Safest of all: cross on a bridge.
— Rex
May 9, 2022 at 1:12 pm #3748839Check out Colin Fletcher’s “The man who walked through time” or any edition of his “the Complete Walker” for plenty of detail on how he accomplished solo crossings of the Colorado in the Grand Canyon.
geoffrey
May 9, 2022 at 8:17 pm #3748904Colin Fletcher backpacked the length of Grand Canyon National Park in “early April” 1963, with a two-month plan.
Here are the daily river flows just above Phantom Ranch for April, May, and early June of 1963:
Here are the same flows in 2021, and to date in 2022:
From The New Complete Walker
Because of the new Glen Canyon Dam, a hundred miles upriver, the Colorado was then running at only 1200 cubic feet per second – far below its normal low-water level.
He also describes swimming across the Colorado River four times on a trip in May 1966, wearing an inflatable life vest while clinging to a framed backpack prepared for extra buoyancy.
Each time I could have landed within a half-mile of my launch site …
Fletcher vividly describes being swept through a rapid on one crossing. Scared me, and I’ve swam plenty of rapids while knowing what I’m doing. It took him a “full mile” to get to the other shore.
Plus the river was much warmer in those years. In 1963 he said the river temperature was around 60° F and about 57° F in 1966. I found contemporary river temperatures for Lees Ferry, upstream near Glen Canyon Dam. The river barely warms up over the next 225 miles.
The yellow line is the average over the last 25 years. Considerably colder than Fletcher’s swims.
At one point he speculates that a group of hikers could send a strong swimmer with a rope across first, then pull the others across. “At least, I guess so.”
DON’T without training.
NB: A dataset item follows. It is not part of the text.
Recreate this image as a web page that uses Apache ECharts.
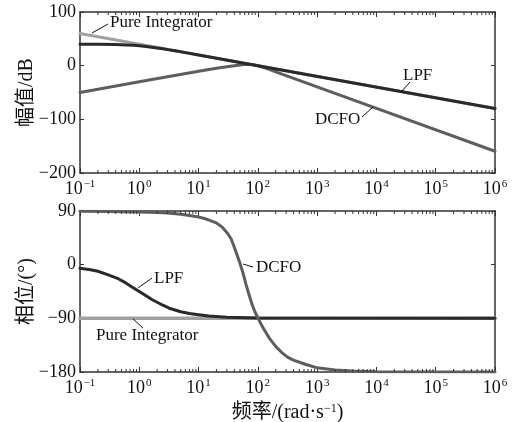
<!DOCTYPE html>
<html>
<head>
<meta charset="utf-8">
<script src="https://cdn.jsdelivr.net/npm/echarts@6/dist/echarts.min.js"></script>
<style>html,body{margin:0;padding:0;background:#fff}#c{width:512px;height:422px}</style>
</head>
<body>
<div id="c"></div>
<script>
// ---- data ----
const xTickExps = ['−1', '0', '1', '2', '3', '4', '5', '6'];
const magTickLabels = ['−200', '−100', '0', '100'];
const phaseTickLabels = ['−180', '−90', '0', '90'];

// magnitude (dB)
const intMagFreq = [0.1, 1e6];
const intMag = [60, -80];
const lpfMagFreq = [0.1, 0.2, 0.4, 0.6, 0.8, 1, 1.3, 1.6, 2, 2.5, 3.2, 4, 6, 10, 100, 1e6];
const lpfMag = [40, 39.8, 39.4, 38.7, 37.9, 37, 35.8, 34.5, 33, 31.4, 29.4, 27.7, 24.3, 20, 0, -80];
const dcfoMagFreq = [0.1, 1, 10, 20, 30, 40, 50, 60, 70, 80, 95, 110, 130, 160, 200, 316, 1000, 1e6];
const dcfoMag = [-50, -30, -10.5, -5, -2, 0, 1.3, 2, 2.2, 2, 0.5, -1.5, -4, -7.5, -11.5, -19.5, -39.5, -159.5];

// phase (deg)
const intPhFreq = [0.1, 1e6];
const intPh = [-90, -90];
const lpfPhFreq = [0.1, 0.15, 0.2, 0.3, 0.45, 0.6, 0.8, 1, 1.3, 1.6, 2, 2.5, 3.2, 4, 5, 7, 10, 15, 30, 100, 1e6];
const lpfPh = [-6, -8.5, -11, -17, -24, -31, -39, -45, -52, -58, -63, -68, -73, -76, -79, -82, -84, -86, -88, -89.5, -90];
const dcfoPhFreq = [0.1, 0.3, 1, 2, 3, 5, 7, 10, 13, 15.8, 20, 25.1, 31.6, 35.5, 39.8, 44.7, 50.1, 56.2, 63.1, 70.8, 79.4, 89.1,
  100, 112, 126, 158, 200, 251, 316, 398, 631, 1000, 1995, 3981, 1e4, 1e6];
const dcfoPh = [89.5, 89.2, 88.5, 87.5, 86.5, 84.5, 82.5, 80, 77, 74, 70, 63, 51, 43, 30, 16, 2, -14, -33, -50, -66, -79,
  -89, -99, -108, -124, -137, -147, -155, -160, -167, -173, -176.5, -178.3, -179.5, -180];

// ---- styling ----
const SERIF = "'Liberation Serif', 'Times New Roman', 'Noto Sans CJK SC', serif";
const AX = '#333';
const C_LPF = '#2a2a2a', C_DCFO = '#5e5e5e', C_INT = '#a0a0a0';

function pairs(xs, ys) { return xs.map((x, i) => [x, ys[i]]); }

// minor tick positions of the log axis (k * 10^e, k = 2..9)
const minorFreqs = [];
for (let e = -1; e < 6; e++) {
  for (let k = 2; k <= 9; k++) minorFreqs.push([k * Math.pow(10, e)]);
}

function xMajor(grid, position, withLabels, name) {
  const a = {
    type: 'log', logBase: 10, gridIndex: grid, position: position,
    min: 0.1, max: 1e6, interval: 1,
    axisLine: { show: true, onZero: false, lineStyle: { color: AX, width: 1.5 } },
    splitLine: { show: false },
    axisTick: { show: true, inside: true, length: 5, lineStyle: { color: AX, width: 1 } },
    axisLabel: { show: false }
  };
  if (withLabels) {
    a.axisLabel = {
      show: true, margin: 6, color: '#111',
      formatter: function (v) {
        const idx = Math.round(Math.log10(v)) + 1;
        return '{b|10}{s|' + xTickExps[idx] + '}';
      },
      rich: {
        b: { fontFamily: SERIF, fontSize: 18, lineHeight: 20, color: '#111' },
        s: { fontFamily: SERIF, fontSize: 11, lineHeight: 11, verticalAlign: 'top', color: '#111', padding: [0, 0, 0, 1] }
      }
    };
  }
  if (name) {
    a.name = name; a.nameLocation = 'middle'; a.nameGap = 31; a.nameMoveOverlap = false;
    a.nameTextStyle = {
      fontFamily: SERIF, fontSize: 20, color: '#111',
      rich: { s: { fontFamily: SERIF, fontSize: 12, lineHeight: 12, verticalAlign: 'top', color: '#111' } }
    };
  }
  return a;
}

function yAxisDef(grid, position, min, max, interval, labels, name) {
  const a = {
    type: 'value', gridIndex: grid, position: position, min: min, max: max, interval: interval,
    axisLine: { show: true, onZero: false, lineStyle: { color: AX, width: 1.5 } },
    splitLine: { show: false },
    axisTick: { show: true, inside: true, length: 4, lineStyle: { color: AX, width: 1 } },
    axisLabel: { show: false }
  };
  if (labels) {
    a.axisLabel = {
      show: true, margin: 4, color: '#111', fontFamily: SERIF, fontSize: 18,
      formatter: function (v) { return labels[Math.round((v - min) / interval)]; }
    };
  }
  if (name) {
    a.name = name; a.nameLocation = 'middle'; a.nameGap = 43; a.nameRotate = 90; a.nameMoveOverlap = false;
    a.nameTextStyle = { fontFamily: SERIF, fontSize: 20, color: '#111' };
  }
  return a;
}

function lineSeries(name, xi, yi, data, color, width, z) {
  return {
    name: name, type: 'line', xAxisIndex: xi, yAxisIndex: yi, data: data,
    showSymbol: false, symbol: 'none', smooth: false,
    lineStyle: { color: color, width: width, join: 'round', cap: 'round' }, z: z, silent: true, animation: false
  };
}

// minor ticks along the bottom and top edges, placed through the log axis scale
function minorTickSeries(xi, yi) {
  return {
    type: 'custom', xAxisIndex: xi, yAxisIndex: yi, data: minorFreqs, silent: true, z: 10,
    clip: false, animation: false,
    renderItem: function (params, api) {
      const cs = params.coordSys;
      const px = api.coord([api.value(0), 0])[0];
      const yb = cs.y + cs.height, yt = cs.y;
      return {
        type: 'group',
        children: [
          { type: 'line', shape: { x1: px, y1: yb, x2: px, y2: yb - 3 }, style: { stroke: AX, lineWidth: 1 } },
          { type: 'line', shape: { x1: px, y1: yt, x2: px, y2: yt + 3 }, style: { stroke: AX, lineWidth: 1 } }
        ]
      };
    }
  };
}

const chart = echarts.init(document.getElementById('c'), null, { renderer: 'canvas' });

function txt(x, y, s) {
  return { type: 'text', x: x, y: y, style: { text: s, fontFamily: SERIF, fontSize: 17, fill: '#111', verticalAlign: 'middle', align: 'left' }, z: 100 };
}
function lead(x1, y1, x2, y2) {
  return { type: 'line', shape: { x1: x1, y1: y1, x2: x2, y2: y2 }, style: { stroke: '#111', lineWidth: 1 }, z: 100 };
}

chart.setOption({
  animation: false,
  backgroundColor: '#fff',
  grid: [
    { left: 80, top: 12, width: 415, height: 161, containLabel: false, outerBoundsMode: 'none' },
    { left: 80, top: 211, width: 415, height: 161, containLabel: false, outerBoundsMode: 'none' }
  ],
  xAxis: [
    xMajor(0, 'bottom', true),
    xMajor(0, 'top', false),
    xMajor(1, 'bottom', true, '频率/(rad·s{s|−1})'),
    xMajor(1, 'top', false)
  ],
  yAxis: [
    yAxisDef(0, 'left', -200, 100, 100, magTickLabels, '幅值/dB'),
    yAxisDef(0, 'right', -200, 100, 100, null),
    yAxisDef(1, 'left', -180, 90, 90, phaseTickLabels, '相位/(°)'),
    yAxisDef(1, 'right', -180, 90, 90, null)
  ],
  series: [
    minorTickSeries(0, 0),
    minorTickSeries(2, 2),
    lineSeries('Pure Integrator', 0, 0, pairs(intMagFreq, intMag), C_INT, 3, 2),
    lineSeries('DCFO', 0, 0, pairs(dcfoMagFreq, dcfoMag), C_DCFO, 3, 3),
    lineSeries('LPF', 0, 0, pairs(lpfMagFreq, lpfMag), C_LPF, 3, 4),
    lineSeries('Pure Integrator', 2, 2, pairs(intPhFreq, intPh), C_INT, 3.5, 2),
    lineSeries('LPF', 2, 2, pairs(lpfPhFreq, lpfPh), C_LPF, 3, 3),
    lineSeries('DCFO', 2, 2, pairs(dcfoPhFreq, dcfoPh), C_DCFO, 3, 4)
  ],
  graphic: [
    txt(110, 23, 'Pure Integrator'), lead(92, 33, 108, 24),
    txt(403, 76, 'LPF'), lead(401, 92, 410, 82),
    txt(315, 120, 'DCFO'), lead(362, 117, 373, 107),
    txt(256, 268, 'DCFO'), lead(243, 264, 253, 267),
    txt(154, 279, 'LPF'), lead(138, 288, 152, 278),
    txt(96, 336, 'Pure Integrator'), lead(133, 319, 143, 328)
  ]
});
</script>
</body>
</html>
People have died from being tied to ropes, or getting tangled in ropes, while swimming in swift rivers.
Again: Hitch a ride, or cross a bridge.
Sorry to be a downer, but I gained a healthy respect for whitewater after taking hundreds of people safely down dozens of rivers over 20+ years. And deliberately swimming or falling in many times, always wearing a high-flotation whitewater PFD. And often a wetsuit or a drysuit, because the water was so dang cold.